Résumé : Après 20 ans de mariage, Maria décide de quitter le domicile conjugal. Une nuit, elle part s’installer dans la chambre 212 de l’hôtel d’en face. De là, Maria a une vue plongeante sur son appartement, son mari, son mariage. Elle se demande si elle a pris la bonne décision. Bien des personnages de sa vie ont une idée sur la question, et ils comptent le lui faire savoir.
La critique de Julien
Un an après avoir présenté son film "Plaire, Aimer et Courir Vite" en Compétition officielle au Festival de Cannes, le cinéaste français Christophe Honoré y était déjà de retour avec un nouveau film, intitulé "Chambre 212", lequel vient de débarquer dans nos salles de cinéma. Autant donc dire que le réalisateur ne chôme pas, tandis qu’il nous offre ici une œuvre qui ne se refuse pas !
Porté par les ex-époux à la vie Chiara Mastroianni et Benjamin Biolay (lesquels sont parents d’une petite Anna), "Chambre 212" emmène le spectateur une nuit d’hiver, alors que le couple (qu’ils incarnent) bât de l’aile. En effet, alors que Richard vient d’apprendre que sa femme la trompe depuis belle lurette, cette dernière décide de quitter le domicile conjugal, rue de la rue Delambre (14e arrondissement de Paris), et de s’installer dans l’hôtel Lenox, situé en face, tandis qu’elle recevra les clefs de la chambre 212, depuis laquelle elle pourra discrètement observer son appartement, et dès lors son mari... Mais alors qu’elle souhaitait être seule, Maria sera rejointe par des protagonistes imaginaires plus ou moins proches, ayant souffert d’elle, et bien décidés à poser un regard parfois agressif sur ses choix, dans le but de la faire réfléchir sur la situation présente...

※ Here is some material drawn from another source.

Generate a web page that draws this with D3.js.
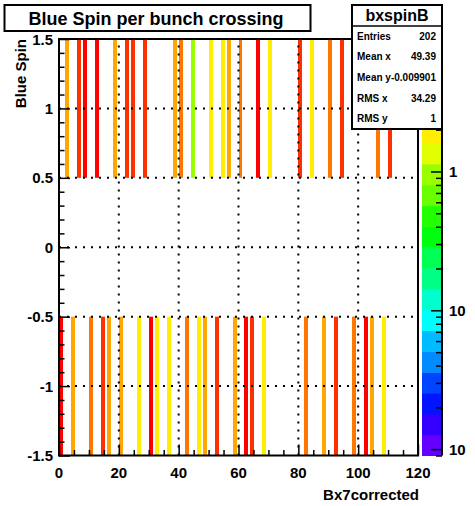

Christophe Honoré pose ici un regard enchanté et illusoire sur la question du mariage face au temps qui passe, de la fidélité en son sein, ainsi que des "lois de tout couple qui dure". En filmant un caractère qui pense (en la personne de Chiara Mastroianni) et se doit de réinterpréter des signes plus ou moins agressifs auxquels il sera confronté, le cinéaste filme avec beaucoup d’idées ces retrouvailles avec le passé, parfois nécessaire pour faire le point, et se retrouver. D’ailleurs, "Chambre 212" aurait très bien pu remporter un prix pour sa mise en scène, certes très théâtrale et bavarde, mais on ne peut plus dynamique et fantaisiste. Car ce film transpire l’amour du cinéma de son réalisateur. Ainsi, les portes s’ouvrent et se referment sans cesse sous un nouveau jour dans cette chambre 212, alors que des personnages et fantômes d’autrefois s’y pressent pour avoir leur mot à dire dans cette histoire, tandis que les décors épousent les obstacles et sentiments convoqués dans la tête de son héroïne, au front et fossettes si reconnaissables. Et puis, on tombe littéralement amoureux de la reconstitution de rue Delambre, un soir d’hiver, alors que la buée gît sur les carreaux, la neige (artificielle) tombe, les couleurs des façades du cinéma des "7 Parnassiens" et du bar "Rosebud" réchauffent, tandis que les époux se donnent la réplique de part et d’autre de la rue, au-dessous de sa propre maquette. Charmant !
Très parisien dans l’âme et dans le texte, le film de Christophe Honoré pourrait cependant en rebuter plus d’un, étant donné un style, il faut le dire, assez arrogant, dans le sens où toute cette orchestration donne l’impression de plastronner devant nous par son trop-plein d’assurance. Aussi, on cherche encore le sens de certaines scènes, elles qui s’inscrivent toutefois pleinement dans la démarche du réalisateur, entre mélodrame léger, et conte conjugal. Mais on ne peut que se réjouir devant tant de savoir-faire, et cette manière explosive de filmer ce double face-à-face vaudevillesque, étant donné que le personnage campé par Benjamin Biolay se retrouvera dans la même situation que son épouse. Camille Cottin et Vincent Lacoste finissent alors par composer le casting principal du film, tandis les quelques seconds-rôles et autres apparitions sont très appréciables. Enfin, le film est emmené par une bande-originale enthousiasmante, d’Aznavour à The Rapture, laquelle offre une plus-value certaine à l’efficacité de l’ensemble.